%%
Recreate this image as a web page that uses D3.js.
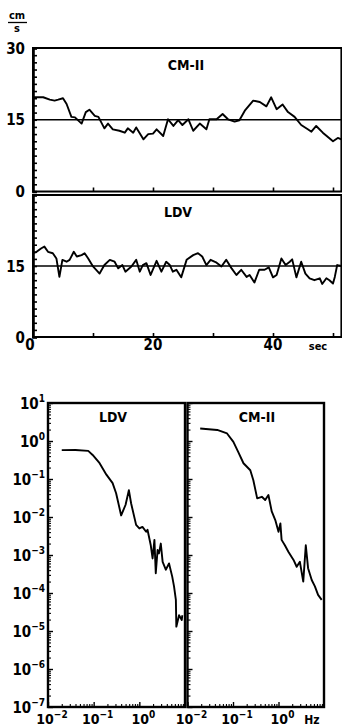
<!DOCTYPE html>
<html>
<head>
<meta charset="utf-8">
<script src="https://cdn.jsdelivr.net/npm/d3@7"></script>
<style>
  body { margin: 0; background: #fff; }
  svg { display: block; font-family: "DejaVu Sans Condensed", "Liberation Sans Narrow", sans-serif; }
</style>
</head>
<body>
<svg id="chart" width="342" height="728"></svg>
<script>
// time records (sec, cm/s)
const cmTime = [0, 1.7, 2.8, 3.6, 4.2, 5, 5.6, 6.4, 7.0, 8.1, 8.8, 9.4, 10.3, 10.9, 11.9, 12.5, 13.3, 14.4, 15.3, 15.8,
  16.7, 17.2, 18.4, 19.2, 20.0, 20.6, 21.7, 22.5, 23.4, 24.2, 24.9, 25.9, 26.7, 27.8, 28.9, 29.4, 30.6, 31.6, 32.5, 33.6,
  34.4, 35.3, 36.7, 37.8, 38.9, 39.7, 40.6, 41.6, 42.5, 43.6, 44.7, 45.8, 46.4, 47.2, 48.3, 50.0, 50.8, 51.4]
const cmSpeed = [19.7, 19.7, 19.2, 19.0, 19.2, 19.5, 18.3, 15.6, 15.5, 14.2, 16.6, 17.1, 15.8, 15.6, 13.2, 14.2, 13.0, 12.7, 12.3, 13.2,
  12.3, 13.4, 10.9, 12.0, 12.1, 13.0, 11.6, 15.1, 13.7, 14.9, 13.9, 15.1, 12.7, 14.2, 13.0, 15.1, 15.1, 16.2, 15.1, 14.6,
  14.9, 16.9, 19.0, 18.7, 17.8, 19.7, 17.2, 18.2, 16.6, 15.6, 13.9, 13.0, 12.5, 13.7, 12.3, 10.5, 11.2, 10.9]

const ldvTime = [0, 0.6, 1.4, 1.9, 2.5, 3.3, 3.9, 4.4, 4.9, 5.6, 6.1, 6.8, 7.3, 8.1, 8.6, 9.2, 10.0, 11.1, 11.9, 12.8,
  13.6, 14.2, 14.9, 15.4, 16.4, 17.2, 17.8, 18.3, 18.9, 19.6, 20.6, 21.4, 22.2, 22.8, 23.3, 23.9, 24.7, 25.6, 26.7, 27.5,
  28.2, 28.9, 29.6, 30.6, 31.4, 32.2, 33.1, 33.9, 34.7, 35.6, 36.1, 36.9, 37.7, 38.6, 39.3, 40.0, 40.6, 41.4, 42.1, 42.8,
  43.2, 43.9, 44.7, 45.4, 46.1, 46.9, 47.8, 48.2, 48.9, 49.4, 50.0, 50.3, 50.7, 51.4]
const ldvSpeed = [17.7, 18.0, 18.75, 19.1, 18.0, 17.7, 16.6, 12.7, 16.3, 15.9, 16.3, 18.0, 17.0, 17.3, 17.7, 16.6, 14.9, 13.4, 15.2, 16.3,
  15.9, 14.5, 15.2, 13.8, 14.9, 16.3, 13.8, 15.2, 15.6, 13.1, 16.1, 13.8, 15.9, 15.2, 13.8, 14.2, 12.6, 16.3, 17.3, 17.7,
  17.0, 15.2, 16.3, 15.7, 14.9, 16.3, 14.5, 13.1, 14.2, 12.7, 13.1, 11.5, 14.2, 14.2, 14.7, 12.6, 13.1, 16.6, 15.2, 15.9,
  16.4, 12.6, 15.9, 13.4, 12.4, 12.0, 12.4, 11.2, 12.4, 12.0, 11.3, 12.7, 15.2, 15.0]

const meanSpeed = 15
const speedLabels = [0, 15, 30]
const timeLabels = [0, 20, 40]

// spectra (Hz, power)
const ldvFreq = [0.020, 0.04, 0.076, 0.095, 0.135, 0.19, 0.26, 0.31, 0.40, 0.50, 0.59, 0.66, 0.85, 1.0, 1.17, 1.41, 1.51,
  1.78, 1.95, 2.14, 2.29, 2.51, 2.69, 2.95, 3.24, 3.80, 4.47, 5.25, 5.75, 6.31, 6.46, 7.41, 8.51, 8.71]
const ldvPower = [0.575, 0.58, 0.55, 0.43, 0.26, 0.13, 0.078, 0.042, 0.011, 0.021, 0.051, 0.023, 0.0062, 0.0050, 0.0055, 0.0041, 0.0046,
  0.0018, 0.00081, 0.0025, 0.00033, 0.00135, 0.0011, 0.0020, 0.00066, 0.00041, 0.0006, 0.00027, 0.00015, 0.000066, 0.000013, 0.000026, 0.0000195, 0.000026]

const cmFreq = [0.019, 0.045, 0.074, 0.102, 0.13, 0.17, 0.24, 0.28, 0.34, 0.43, 0.51, 0.60, 0.71, 0.85, 1.0,
  1.10, 1.17, 1.38, 1.66, 2.14, 2.51, 2.95, 3.5, 3.98, 4.47, 5.37, 6.31, 7.41, 8.9]
const cmPower = [2.14, 1.95, 1.58, 0.95, 0.52, 0.26, 0.17, 0.093, 0.031, 0.034, 0.028, 0.038, 0.014, 0.0083, 0.0041,
  0.0068, 0.0025, 0.0018, 0.0012, 0.00074, 0.00049, 0.00066, 0.0002, 0.0018, 0.00045, 0.00022, 0.00015, 0.000089, 0.000066]

const powerExponents = [1, 0, -1, -2, -3, -4, -5, -6, -7]
const freqExponents = [-2, -1, 0]

const svg = d3.select('#chart')

// ---- time records ----
const x = d3.scaleLinear().domain([0, 51.4]).range([33, 341.4])

function timePanel(top, bottom, title, time, speed, titleX) {
  const y = d3.scaleLinear().domain([0, 30]).range([bottom, top])
  const g = svg.append('g')

  g.append('rect')
    .attr('x', 33).attr('y', top).attr('width', 308.4).attr('height', bottom - top)
    .attr('fill', 'none').attr('stroke', '#000').attr('stroke-width', 2)

  g.append('g')
    .attr('transform', 'translate(33,0)')
    .call(d3.axisLeft(y).tickValues(d3.range(0, 30.01, 1.5)).tickSize(-4).tickFormat(''))
    .call((a) => a.select('.domain').attr('stroke-width', 2.6))
    .selectAll('line').attr('stroke-width', 1.6)

  g.append('g')
    .attr('transform', `translate(0,${bottom})`)
    .call(d3.axisBottom(x).tickValues(d3.range(10, 51, 10)).tickSize(-4).tickFormat(''))
    .call((a) => a.select('.domain').remove())
    .selectAll('line').attr('stroke-width', 1.6)

  g.append('line')
    .attr('x1', x(0)).attr('x2', x(51.4))
    .attr('y1', y(meanSpeed)).attr('y2', y(meanSpeed))
    .attr('stroke', '#000').attr('stroke-width', 1.7)

  const line = d3.line().x((d, i) => x(time[i])).y((d) => y(d))
  g.append('path')
    .attr('d', line(speed))
    .attr('fill', 'none').attr('stroke', '#000').attr('stroke-width', 1.9)
    .attr('stroke-linejoin', 'round')

  g.append('text')
    .attr('x', titleX).attr('y', top + 22)
    .attr('text-anchor', 'middle').attr('font-size', 14).attr('font-weight', 'bold')
    .text(title)

  return y
}

const y1 = timePanel(48, 191.5, 'CM-II', cmTime, cmSpeed, 186)
const y2 = timePanel(195, 337, 'LDV', ldvTime, ldvSpeed, 178)

svg.selectAll('.lab1')
  .data(speedLabels)
  .join('text')
  .attr('x', 25).attr('y', (d) => y1(d) + 5.5)
  .attr('text-anchor', 'end').attr('font-size', 15).attr('font-weight', 'bold')
  .text((d) => d)

svg.selectAll('.lab2')
  .data(speedLabels.slice(0, 2))
  .join('text')
  .attr('x', 25).attr('y', (d) => y2(d) + 5.5)
  .attr('text-anchor', 'end').attr('font-size', 15).attr('font-weight', 'bold')
  .text((d) => d)

svg.selectAll('.tlab')
  .data(timeLabels)
  .join('text')
  .attr('x', (d) => x(d) - (d === 0 ? 3 : 0)).attr('y', 350)
  .attr('text-anchor', 'middle').attr('font-size', 15).attr('font-weight', 'bold')
  .text((d) => d)

svg.append('text').attr('x', 318).attr('y', 350).attr('text-anchor', 'middle')
  .attr('font-size', 11).attr('font-weight', 'bold').text('sec')

// unit cm/s
svg.append('text').attr('x', 17).attr('y', 19).attr('text-anchor', 'middle')
  .attr('font-size', 11).attr('font-weight', 'bold').text('cm')
svg.append('line').attr('x1', 8).attr('x2', 27).attr('y1', 22.5).attr('y2', 22.5)
  .attr('stroke', '#000').attr('stroke-width', 1.3)
svg.append('text').attr('x', 17).attr('y', 32).attr('text-anchor', 'middle')
  .attr('font-size', 11).attr('font-weight', 'bold').text('s')

// ---- spectra ----
const ySpec = d3.scaleLog().domain([1e-7, 10]).range([707, 403])
const minorPower = []
for (let e = -7; e < 1; e++) for (let m = 2; m <= 9; m++) minorPower.push(m * Math.pow(10, e))
const minorFreq = []
for (let e = -2; e < 1; e++) for (let m = 2; m <= 9; m++) minorFreq.push(m * Math.pow(10, e))

function specPanel(left, right, title, titleX, freq, power) {
  const xs = d3.scaleLog().domain([0.01, 10]).range([left, right])
  const g = svg.append('g')

  g.append('rect')
    .attr('x', left).attr('y', 403).attr('width', right - left).attr('height', 304)
    .attr('fill', 'none').attr('stroke', '#000').attr('stroke-width', 2.4)

  g.append('g')
    .attr('transform', `translate(${left},0)`)
    .call(d3.axisLeft(ySpec).tickValues(powerExponents.map((e) => Math.pow(10, e))).tickSize(-5).tickFormat(''))
    .call((a) => a.select('.domain').remove())
    .selectAll('line').attr('stroke-width', 1.4)
  g.append('g')
    .attr('transform', `translate(${left},0)`)
    .call(d3.axisLeft(ySpec).tickValues(minorPower).tickSize(-3).tickFormat(''))
    .call((a) => a.select('.domain').remove())
    .selectAll('line').attr('stroke-width', 1.1)

  g.append('g')
    .attr('transform', 'translate(0,707)')
    .call(d3.axisBottom(xs).tickValues(freqExponents.map((e) => Math.pow(10, e))).tickSize(-5).tickFormat(''))
    .call((a) => a.select('.domain').remove())
    .selectAll('line').attr('stroke-width', 1.4)
  g.append('g')
    .attr('transform', 'translate(0,707)')
    .call(d3.axisBottom(xs).tickValues(minorFreq).tickSize(-3).tickFormat(''))
    .call((a) => a.select('.domain').remove())
    .selectAll('line').attr('stroke-width', 1.1)

  const line = d3.line().x((d, i) => xs(freq[i])).y((d) => ySpec(d))
  g.append('path')
    .attr('d', line(power))
    .attr('fill', 'none').attr('stroke', '#000').attr('stroke-width', 1.9)
    .attr('stroke-linejoin', 'round')

  g.append('text')
    .attr('x', titleX).attr('y', 422)
    .attr('text-anchor', 'middle').attr('font-size', 14).attr('font-weight', 'bold')
    .text(title)

  g.selectAll('.flab')
    .data(freqExponents)
    .join('text')
    .attr('x', (d) => xs(Math.pow(10, d)) + 4).attr('y', 724)
    .attr('text-anchor', 'middle').attr('font-size', 14).attr('font-weight', 'bold')
    .call((t) => {
      t.append('tspan').text('10')
      t.append('tspan').attr('dy', -6).attr('font-size', 10).text((d) => d < 0 ? '\u2212' + (-d) : d)
    })

  return xs
}

specPanel(48, 185, 'LDV', 113, ldvFreq, ldvPower)
specPanel(187.5, 324, 'CM-II', 257, cmFreq, cmPower)

svg.selectAll('.plab')
  .data(powerExponents)
  .join('text')
  .attr('x', 45).attr('y', (d) => ySpec(Math.pow(10, d)) + 5.5)
  .attr('text-anchor', 'end').attr('font-size', 15).attr('font-weight', 'bold')
  .call((t) => {
    t.append('tspan').text('10')
    t.append('tspan').attr('dy', -7).attr('font-size', 10).text((d) => d < 0 ? '\u2212' + (-d) : d)
  })

svg.append('text').attr('x', 312).attr('y', 724).attr('text-anchor', 'middle')
  .attr('font-size', 12).attr('font-weight', 'bold').text('Hz')
</script>
</body>
</html>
%%
**What to produce**. Your task is to reproduce exactly the lines from the start of the data above through the line containing "10.5, 11.2, 10.9]", leaving every picture out.

**The completed task**.
Recreate this image as a web page that uses D3.js.
<!DOCTYPE html>
<html>
<head>
<meta charset="utf-8">
<script src="https://cdn.jsdelivr.net/npm/d3@7"></script>
<style>
  body { margin: 0; background: #fff; }
  svg { display: block; font-family: "DejaVu Sans Condensed", "Liberation Sans Narrow", sans-serif; }
</style>
</head>
<body>
<svg id="chart" width="342" height="728"></svg>
<script>
// time records (sec, cm/s)
const cmTime = [0, 1.7, 2.8, 3.6, 4.2, 5, 5.6, 6.4, 7.0, 8.1, 8.8, 9.4, 10.3, 10.9, 11.9, 12.5, 13.3, 14.4, 15.3, 15.8,
  16.7, 17.2, 18.4, 19.2, 20.0, 20.6, 21.7, 22.5, 23.4, 24.2, 24.9, 25.9, 26.7, 27.8, 28.9, 29.4, 30.6, 31.6, 32.5, 33.6,
  34.4, 35.3, 36.7, 37.8, 38.9, 39.7, 40.6, 41.6, 42.5, 43.6, 44.7, 45.8, 46.4, 47.2, 48.3, 50.0, 50.8, 51.4]
const cmSpeed = [19.7, 19.7, 19.2, 19.0, 19.2, 19.5, 18.3, 15.6, 15.5, 14.2, 16.6, 17.1, 15.8, 15.6, 13.2, 14.2, 13.0, 12.7, 12.3, 13.2,
  12.3, 13.4, 10.9, 12.0, 12.1, 13.0, 11.6, 15.1, 13.7, 14.9, 13.9, 15.1, 12.7, 14.2, 13.0, 15.1, 15.1, 16.2, 15.1, 14.6,
  14.9, 16.9, 19.0, 18.7, 17.8, 19.7, 17.2, 18.2, 16.6, 15.6, 13.9, 13.0, 12.5, 13.7, 12.3, 10.5, 11.2, 10.9]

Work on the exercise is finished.